MATERIAL PROVIDED —
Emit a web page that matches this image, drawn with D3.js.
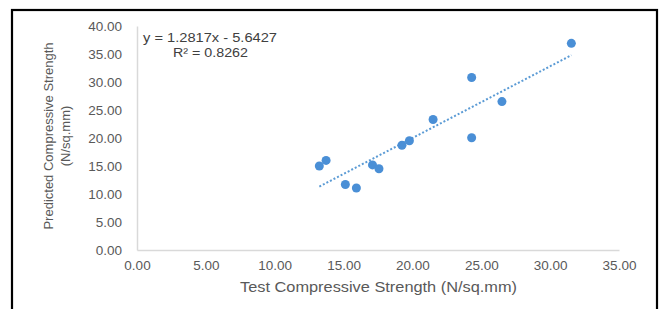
<!DOCTYPE html>
<html>
<head>
<meta charset="utf-8">
<script src="https://cdn.jsdelivr.net/npm/d3@7"></script>
<style>
  body { margin: 0; background: #fff; }
  svg { display: block; }
</style>
</head>
<body>
<div id="chart"></div>
<script>
// Data
const testStrength = [13.24, 13.73, 15.13, 15.93, 17.1, 17.57, 19.24, 19.78, 21.5, 24.3, 24.3, 26.5, 31.54];
const predStrength = [15.0, 16.0, 11.7, 11.07, 15.2, 14.5, 18.7, 19.5, 23.3, 30.8, 20.05, 26.5, 36.9];
const xTicks = [0, 5, 10, 15, 20, 25, 30, 35];
const yTicks = [0, 5, 10, 15, 20, 25, 30, 35, 40];
const trendSlope = 1.2817, trendIntercept = -5.6427, rSquared = 0.8262;

const W = 664, H = 309;
const margin = {top: 26, right: 45, bottom: 59, left: 137},
    width = 619 - margin.left,
    height = 250 - margin.top;

const svg = d3.select("#chart")
    .append("svg")
        .attr("width", W)
        .attr("height", H);

// Outer frame
svg.append("rect")
    .attr("x", 12).attr("y", 10)
    .attr("width", 645).attr("height", 320)
    .attr("fill", "none")
    .attr("stroke", "#000")
    .attr("stroke-width", 2.2);

const g = svg.append("g")
    .attr("transform", "translate(" + margin.left + "," + margin.top + ")");

const x = d3.scaleLinear().domain([0, 35]).range([0, width]);
const y = d3.scaleLinear().domain([0, 40]).range([height, 0]);

const font = "'Liberation Sans', Arial, sans-serif";

// X axis
const xAxis = g.append("g")
    .attr("transform", "translate(0," + height + ")")
    .call(d3.axisBottom(x).tickValues(xTicks).tickSize(0).tickPadding(10)
        .tickFormat(d3.format(".2f")));
// Y axis
const yAxis = g.append("g")
    .call(d3.axisLeft(y).tickValues(yTicks).tickSize(0).tickPadding(15)
        .tickFormat(d3.format(".2f")));

[xAxis, yAxis].forEach(a => {
    a.select(".domain").attr("stroke", "#d9d9d9").attr("stroke-width", 1.5);
    a.selectAll("text")
        .style("font-family", font)
        .style("font-size", "13.5px")
        .attr("fill", "#595959");
});

// Axis titles
g.append("text")
    .attr("x", width / 2 - 138)
    .attr("y", height + 42)
    .attr("textLength", 277)
    .attr("lengthAdjust", "spacingAndGlyphs")
    .style("font-family", font)
    .style("font-size", "14.5px")
    .attr("fill", "#595959")
    .text("Test Compressive Strength (N/sq.mm)");

const yTitle = g.append("text")
    .attr("transform", "translate(" + (-84) + "," + (height / 2 - 2) + ") rotate(-90)")
    .attr("text-anchor", "middle")
    .style("font-family", font)
    .style("font-size", "13px")
    .attr("fill", "#595959");
yTitle.append("tspan").attr("x", 0).attr("dy", 0).text("Predicted Compressive Strength");
yTitle.append("tspan").attr("x", 0).attr("dy", 17).text("(N/sq.mm)");

// Trendline
const xMin = d3.min(testStrength), xMax = d3.max(testStrength);
g.append("line")
    .attr("x1", x(xMin)).attr("y1", y(trendSlope * xMin + trendIntercept))
    .attr("x2", x(xMax)).attr("y2", y(trendSlope * xMax + trendIntercept))
    .attr("stroke", "#5b9bd5")
    .attr("stroke-width", 2)
    .attr("stroke-dasharray", "2,2");

// Points
g.selectAll("circle")
    .data(testStrength.map((d, i) => [d, predStrength[i]]))
    .join("circle")
        .attr("cx", d => x(d[0]))
        .attr("cy", d => y(d[1]))
        .attr("r", 4.5)
        .attr("fill", "#4a8fd6");

// Equation label
const eq = g.append("text")
    .style("font-family", font)
    .style("font-size", "12.5px")
    .attr("fill", "#404040");
eq.append("tspan").attr("x", 6).attr("y", 16)
    .attr("textLength", 134).attr("lengthAdjust", "spacingAndGlyphs")
    .text("y = " + trendSlope + "x - " + (-trendIntercept));
eq.append("tspan").attr("x", 36).attr("y", 31)
    .attr("textLength", 75).attr("lengthAdjust", "spacingAndGlyphs")
    .text("R² = " + rSquared);
</script>
</body>
</html>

WORK INSTRUCTIONS — Restate the data above exactly, stripping out each image.

RESPONSE —
Emit a web page that matches this image, drawn with D3.js.
<!DOCTYPE html>
<html>
<head>
<meta charset="utf-8">
<script src="https://cdn.jsdelivr.net/npm/d3@7"></script>
<style>
  body { margin: 0; background: #fff; }
  svg { display: block; }
</style>
</head>
<body>
<div id="chart"></div>
<script>
// Data
const testStrength = [13.24, 13.73, 15.13, 15.93, 17.1, 17.57, 19.24, 19.78, 21.5, 24.3, 24.3, 26.5, 31.54];
const predStrength = [15.0, 16.0, 11.7, 11.07, 15.2, 14.5, 18.7, 19.5, 23.3, 30.8, 20.05, 26.5, 36.9];
const xTicks = [0, 5, 10, 15, 20, 25, 30, 35];
const yTicks = [0, 5, 10, 15, 20, 25, 30, 35, 40];
const trendSlope = 1.2817, trendIntercept = -5.6427, rSquared = 0.8262;

const W = 664, H = 309;
const margin = {top: 26, right: 45, bottom: 59, left: 137},
    width = 619 - margin.left,
    height = 250 - margin.top;

const svg = d3.select("#chart")
    .append("svg")
        .attr("width", W)
        .attr("height", H);

// Outer frame
svg.append("rect")
    .attr("x", 12).attr("y", 10)
    .attr("width", 645).attr("height", 320)
    .attr("fill", "none")
    .attr("stroke", "#000")
    .attr("stroke-width", 2.2);

const g = svg.append("g")
    .attr("transform", "translate(" + margin.left + "," + margin.top + ")");

const x = d3.scaleLinear().domain([0, 35]).range([0, width]);
const y = d3.scaleLinear().domain([0, 40]).range([height, 0]);

const font = "'Liberation Sans', Arial, sans-serif";

// X axis
const xAxis = g.append("g")
    .attr("transform", "translate(0," + height + ")")
    .call(d3.axisBottom(x).tickValues(xTicks).tickSize(0).tickPadding(10)
        .tickFormat(d3.format(".2f")));
// Y axis
const yAxis = g.append("g")
    .call(d3.axisLeft(y).tickValues(yTicks).tickSize(0).tickPadding(15)
        .tickFormat(d3.format(".2f")));

[xAxis, yAxis].forEach(a => {
    a.select(".domain").attr("stroke", "#d9d9d9").attr("stroke-width", 1.5);
    a.selectAll("text")
        .style("font-family", font)
        .style("font-size", "13.5px")
        .attr("fill", "#595959");
});

// Axis titles
g.append("text")
    .attr("x", width / 2 - 138)
    .attr("y", height + 42)
    .attr("textLength", 277)
    .attr("lengthAdjust", "spacingAndGlyphs")
    .style("font-family", font)
    .style("font-size", "14.5px")
    .attr("fill", "#595959")
    .text("Test Compressive Strength (N/sq.mm)");

const yTitle = g.append("text")
    .attr("transform", "translate(" + (-84) + "," + (height / 2 - 2) + ") rotate(-90)")
    .attr("text-anchor", "middle")
    .style("font-family", font)
    .style("font-size", "13px")
    .attr("fill", "#595959");
yTitle.append("tspan").attr("x", 0).attr("dy", 0).text("Predicted Compressive Strength");
yTitle.append("tspan").attr("x", 0).attr("dy", 17).text("(N/sq.mm)");

// Trendline
const xMin = d3.min(testStrength), xMax = d3.max(testStrength);
g.append("line")
    .attr("x1", x(xMin)).attr("y1", y(trendSlope * xMin + trendIntercept))
    .attr("x2", x(xMax)).attr("y2", y(trendSlope * xMax + trendIntercept))
    .attr("stroke", "#5b9bd5")
    .attr("stroke-width", 2)
    .attr("stroke-dasharray", "2,2");

// Points
g.selectAll("circle")
    .data(testStrength.map((d, i) => [d, predStrength[i]]))
    .join("circle")
        .attr("cx", d => x(d[0]))
        .attr("cy", d => y(d[1]))
        .attr("r", 4.5)
        .attr("fill", "#4a8fd6");

// Equation label
const eq = g.append("text")
    .style("font-family", font)
    .style("font-size", "12.5px")
    .attr("fill", "#404040");
eq.append("tspan").attr("x", 6).attr("y", 16)
    .attr("textLength", 134).attr("lengthAdjust", "spacingAndGlyphs")
    .text("y = " + trendSlope + "x - " + (-trendIntercept));
eq.append("tspan").attr("x", 36).attr("y", 31)
    .attr("textLength", 75).attr("lengthAdjust", "spacingAndGlyphs")
    .text("R² = " + rSquared);
</script>
</body>
</html>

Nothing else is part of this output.